» **Records with drawing code**:
━━━━━━

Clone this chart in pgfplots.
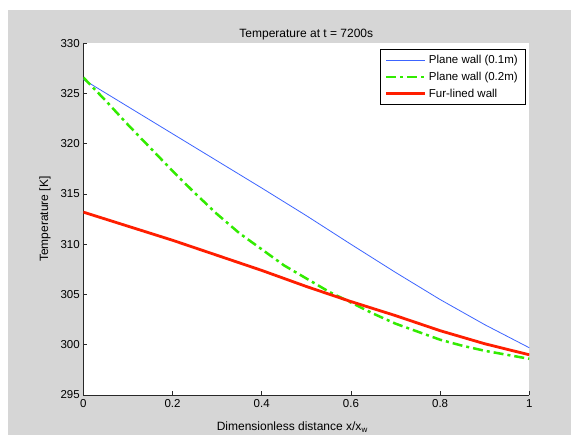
\documentclass[border=0pt]{standalone}
\usepackage{pgfplots}
\pgfplotsset{compat=1.18}
\usepackage{fontspec}
\setmainfont{Liberation Sans}
\definecolor{figgray}{RGB}{214,214,214}
\definecolor{mblue}{RGB}{60,100,255}
\definecolor{mgreen}{RGB}{50,235,0}
\definecolor{mred}{RGB}{255,30,0}
\begin{document}
\begin{tikzpicture}[x=1pt,y=1pt]
\fill[white] (0,0) rectangle (571,435);
\fill[figgray] (8,0) rectangle (571,425);
\begin{axis}[
  at={(83.3pt,40pt)}, anchor=south west,
  scale only axis, width=446pt, height=351.7pt,
  xmin=0, xmax=1, ymin=295, ymax=330,
  axis background/.style={fill=white},
  axis x line*=bottom, axis y line*=left,
  axis line style={-, draw={rgb,255:red,40;green,40;blue,40}, line width=0.7pt},
  tick align=inside, major tick length=4pt,
  tick style={draw={rgb,255:red,40;green,40;blue,40}, line width=0.7pt},
  xtick={0,0.2,0.4,0.6,0.8,1},
  xticklabels={0,0.2,0.4,0.6,0.8,1},
  ytick={295,300,305,310,315,320,325,330},
  yticklabels={295,300,305,310,315,320,325,330},
  ticklabel style={font=\fontsize{11.5}{13}\selectfont},
  xticklabel style={yshift=-1pt},
  label style={font=\fontsize{12}{14}\selectfont},
  title style={font=\fontsize{12}{14}\selectfont, yshift=-6pt},
  title={Temperature at t = 7200s},
  xlabel={Dimensionless distance x/x\textsubscript{w}},
  xlabel style={xshift=-14pt, yshift=-7pt},
  ylabel={Temperature [K]},
  ylabel style={yshift=3pt},
  legend style={at={(1,1)}, anchor=north east, xshift=-4.3pt, yshift=-5.7pt,
    draw=black, line width=0.5pt, fill=white,
    font=\fontsize{11.5}{13}\selectfont,
    inner xsep=4.5pt, inner ysep=4pt, row sep=3pt,
    nodes={inner xsep=2.5pt}},
  legend cell align=left,
  legend image code/.code={\draw[#1] (0pt,0pt) -- (39pt,0pt);},
]
\addplot[mblue, line width=0.8pt] coordinates {
(0,326.4) (0.1,323.7) (0.2,321.0) (0.3,318.3) (0.4,315.6) (0.5,312.85)
(0.6,310.0) (0.7,307.2) (0.8,304.5) (0.9,302.0) (1,299.7)};
\addlegendentry{Plane wall (0.1m)}
\addplot[mgreen, line width=2.5pt, dash pattern=on 10pt off 4pt on 3pt off 4pt] coordinates {
(0,326.6) (0.05,324.3) (0.1,321.9) (0.15,319.6) (0.2,317.3) (0.25,315.1)
(0.3,313.0) (0.35,311.1) (0.4,309.5) (0.45,307.9) (0.5,306.6) (0.55,305.3)
(0.6,304.2) (0.65,303.1) (0.7,302.1) (0.75,301.3) (0.8,300.5) (0.85,299.9)
(0.9,299.4) (0.95,299.0) (1,298.6)};
\addlegendentry{Plane wall (0.2m)}
\addplot[mred, line width=2.8pt] coordinates {
(0,313.2) (0.1,311.8) (0.2,310.4) (0.3,308.9) (0.4,307.4) (0.5,305.8)
(0.6,304.3) (0.7,302.9) (0.8,301.4) (0.9,300.1) (1,299.0)};
\addlegendentry{Fur-lined wall}
\end{axis}
\pgfresetboundingbox
\useasboundingbox (0,0) rectangle (571,435);
\end{tikzpicture}
\end{document}
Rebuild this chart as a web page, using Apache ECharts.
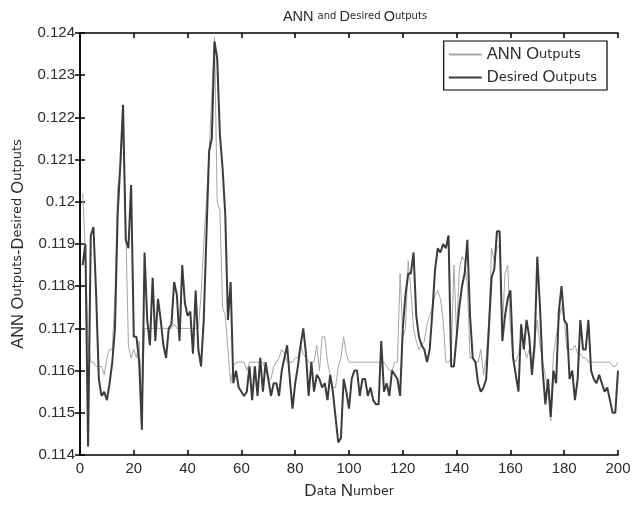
<!DOCTYPE html>
<html><head><meta charset="utf-8">
<script src="https://cdn.jsdelivr.net/npm/echarts@6/dist/echarts.min.js"></script>
<style>html,body{margin:0;padding:0;background:#fff}#c{width:640px;height:505px}</style>
</head><body><div id="c"></div>
<script>
const seriesNames = ['ANN Outputs', 'Desired Outputs'];
const xTicks = [0,20,40,60,80,100,120,140,160,180,200];
const yTicks = [0.114,0.115,0.116,0.117,0.118,0.119,0.12,0.121,0.122,0.123,0.124];
// Data index 1..200
const desired = [
0.1185,0.1190,0.1142,0.1192,0.1194,0.1178,0.1158,0.1154,0.1155,0.1153,
0.1157,0.1162,0.1170,0.1197,0.1209,0.1223,0.1191,0.1189,0.1204,0.1168,
0.1168,0.1162,0.1146,0.1188,0.1172,0.1166,0.1182,0.1167,0.1177,0.1172,
0.1166,0.1163,0.1170,0.1171,0.1181,0.1178,0.1167,0.1185,0.1176,0.1173,
0.1174,0.1164,0.1179,0.1165,0.1161,0.1172,0.1192,0.1212,0.1215,0.1238,
0.1234,0.1216,0.1208,0.1197,0.1172,0.1181,0.1157,0.1160,0.1156,0.1155,
0.1154,0.1155,0.1161,0.1153,0.1161,0.1154,0.1163,0.1155,0.1162,0.1158,
0.1154,0.1157,0.1157,0.1154,0.1160,0.1163,0.1166,0.1158,0.1151,0.1157,
0.1161,0.1166,0.1170,0.1164,0.1154,0.1162,0.1155,0.1159,0.1158,0.1156,
0.1157,0.1153,0.1159,0.1155,0.1149,0.1143,0.1144,0.1158,0.1155,0.1151,
0.1158,0.1160,0.1160,0.1154,0.1158,0.1158,0.1154,0.1156,0.1153,0.1152,
0.1152,0.1167,0.1155,0.1157,0.1154,0.1160,0.1159,0.1158,0.1154,0.1170,
0.1178,0.1183,0.1183,0.1188,0.1173,0.1168,0.1166,0.1165,0.1162,0.1165,
0.1174,0.1184,0.1189,0.1188,0.1190,0.1189,0.1192,0.1161,0.1161,0.1168,
0.1175,0.1180,0.1183,0.1191,0.1173,0.1163,0.1162,0.1157,0.1155,0.1156,
0.1158,0.1170,0.1182,0.1184,0.1193,0.1193,0.1167,0.1173,0.1177,0.1179,
0.1163,0.1159,0.1155,0.1171,0.1165,0.1172,0.1168,0.1159,0.1166,0.1187,
0.1175,0.1160,0.1152,0.1158,0.1149,0.1160,0.1157,0.1174,0.1180,0.1172,
0.1171,0.1158,0.1160,0.1153,0.1158,0.1172,0.1165,0.1165,0.1172,0.1160,
0.1158,0.1157,0.1159,0.1157,0.1155,0.1156,0.1153,0.1150,0.1150,0.1160
];
const ann = [
0.1202,0.1188,0.1166,0.1162,0.1162,0.1161,0.1161,0.1161,0.1159,0.1163,
0.1165,0.1165,0.1178,0.1203,0.1208,0.1217,0.1195,0.1166,0.1163,0.1165,
0.1163,0.1167,0.1151,0.1170,0.1170,0.1170,0.1170,0.1170,0.1170,0.1170,
0.1170,0.1170,0.1170,0.1170,0.1171,0.1170,0.1170,0.1170,0.1170,0.1170,
0.1170,0.1170,0.1170,0.1170,0.1178,0.1190,0.1200,0.1212,0.1225,0.1239,
0.1200,0.1198,0.1175,0.1173,0.1165,0.1157,0.1161,0.1162,0.1162,0.1162,
0.1162,0.1160,0.1162,0.1162,0.1162,0.1162,0.1162,0.1162,0.1160,0.1158,
0.1158,0.1161,0.1162,0.1163,0.1165,0.1164,0.1162,0.1162,0.1162,0.1163,
0.1163,0.1166,0.1164,0.1163,0.1162,0.1162,0.1162,0.1166,0.1160,0.1168,
0.1168,0.1162,0.1159,0.1156,0.1156,0.1161,0.1163,0.1168,0.1164,0.1162,
0.1162,0.1162,0.1162,0.1162,0.1162,0.1162,0.1162,0.1162,0.1162,0.1162,
0.1162,0.1162,0.1162,0.1161,0.1160,0.1160,0.1162,0.1162,0.1183,0.1168,
0.1170,0.1186,0.1179,0.1170,0.1167,0.1165,0.1166,0.1167,0.1171,0.1173,
0.1175,0.1178,0.1179,0.1177,0.1172,0.1162,0.1162,0.1163,0.1185,0.1168,
0.1184,0.1187,0.1186,0.1180,0.1163,0.1163,0.1162,0.1162,0.1165,0.1159,
0.1163,0.1172,0.1189,0.1186,0.1189,0.1190,0.1170,0.1183,0.1185,0.1170,
0.1163,0.1162,0.1164,0.1168,0.1166,0.1163,0.1165,0.1162,0.1167,0.1172,
0.1166,0.1162,0.1159,0.1155,0.1148,0.1164,0.1168,0.1172,0.1175,0.1172,
0.1165,0.1165,0.1165,0.1166,0.1164,0.1164,0.1163,0.1163,0.1162,0.1162,
0.1162,0.1162,0.1162,0.1162,0.1162,0.1162,0.1162,0.1161,0.1161,0.1162
];

const FONT = "'Liberation Sans',sans-serif";
const SFONT = "'DejaVu Sans',sans-serif";
function mkRich(big, small) {
  return {
    b: {fontSize: big, fontFamily: FONT, fontWeight: 'normal', color: '#2a2a2a'},
    s: {fontSize: small, fontFamily: SFONT, fontWeight: 'normal', color: '#2a2a2a'}
  };
}
function fancy(str) {
  // large capitals, small lowercase letters
  let out = '', cur = null, buf = '';
  for (const ch of str) {
    const t = (ch >= 'a' && ch <= 'z') ? 's' : (ch === ' ' ? (cur || 'b') : 'b');
    if (t !== cur && buf) { out += '{' + cur + '|' + buf + '}'; buf = ''; }
    cur = t; buf += ch;
  }
  if (buf) out += '{' + cur + '|' + buf + '}';
  return out;
}

const toPairs = arr => arr.map((v, i) => [i + 1, v]);
const axisCommon = {
  type: 'value',
  axisLine: {show: true, lineStyle: {color: '#000', width: 1.5}},
  axisTick: {show: true, inside: true, length: 5, lineStyle: {color: '#000', width: 1.5}},
  splitLine: {show: false}
};
const chart = echarts.init(document.getElementById('c'), null, {renderer: 'canvas'});
chart.setOption({
  animation: false,
  backgroundColor: '#fff',
  title: {
    text: fancy('ANN and Desired Outputs'),
    left: 350, top: 4, textAlign: 'center',
    textStyle: {fontWeight: 'normal', rich: mkRich(14.5, 10)}
  },
  legend: {
    orient: 'vertical',
    right: 33, top: 41,
    data: seriesNames,
    backgroundColor: '#fff',
    borderColor: '#000', borderWidth: 1.2, borderRadius: 0,
    padding: [5, 10, 4, 5],
    itemGap: 6,
    itemWidth: 33, itemHeight: 2,
    icon: 'rect',
    formatter: n => fancy(n),
    textStyle: {rich: mkRich(16.5, 13)}
  },
  grid: {left: 80, right: 22, top: 33, bottom: 48, containLabel: false},
  xAxis: [
    Object.assign({}, axisCommon, {
      min: 0, max: 200, interval: 20, position: 'bottom',
      axisLabel: {show: true, margin: 6, fontSize: 15, fontFamily: FONT, color: '#2a2a2a',
        formatter: v => xTicks.includes(v) ? String(v) : ''},
      name: fancy('Data Number'), nameLocation: 'middle', nameGap: 28,
      nameTextStyle: {rich: mkRich(17, 12.5)}
    }),
    Object.assign({}, axisCommon, {
      min: 0, max: 200, interval: 20, position: 'top', axisLabel: {show: false}
    })
  ],
  yAxis: [
    Object.assign({}, axisCommon, {
      min: 0.114, max: 0.124, interval: 0.001, position: 'left',
      axisLabel: {show: true, margin: 5, fontSize: 15, fontFamily: FONT, color: '#2a2a2a',
        formatter: v => yTicks.includes(parseFloat(v.toFixed(3))) ? String(parseFloat(v.toFixed(3))) : ''},
      name: fancy('ANN Outputs-Desired Outputs'), nameLocation: 'middle', nameGap: 52,
      nameRotate: 90,
      nameTextStyle: {rich: mkRich(16.5, 13)}
    }),
    Object.assign({}, axisCommon, {
      min: 0.114, max: 0.124, interval: 0.001, position: 'right', axisLabel: {show: false}
    })
  ],
  series: [
    {
      name: seriesNames[0], type: 'line', data: toPairs(ann),
      showSymbol: false, symbol: 'none',
      lineStyle: {color: '#a6a6a6', width: 1},
      itemStyle: {color: '#a6a6a6'}, z: 2
    },
    {
      name: seriesNames[1], type: 'line', data: toPairs(desired),
      showSymbol: false, symbol: 'none',
      lineStyle: {color: '#3c3c3c', width: 2},
      itemStyle: {color: '#3c3c3c'}, z: 3
    }
  ]
});
</script>
</body></html>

━━━━━━

» **Written instruction**:
Which lines include the word "this"? Copy every one of them.

» **Full solution**:
Clone this chart in pgfplots.
Rebuild this chart as a web page, using Apache ECharts.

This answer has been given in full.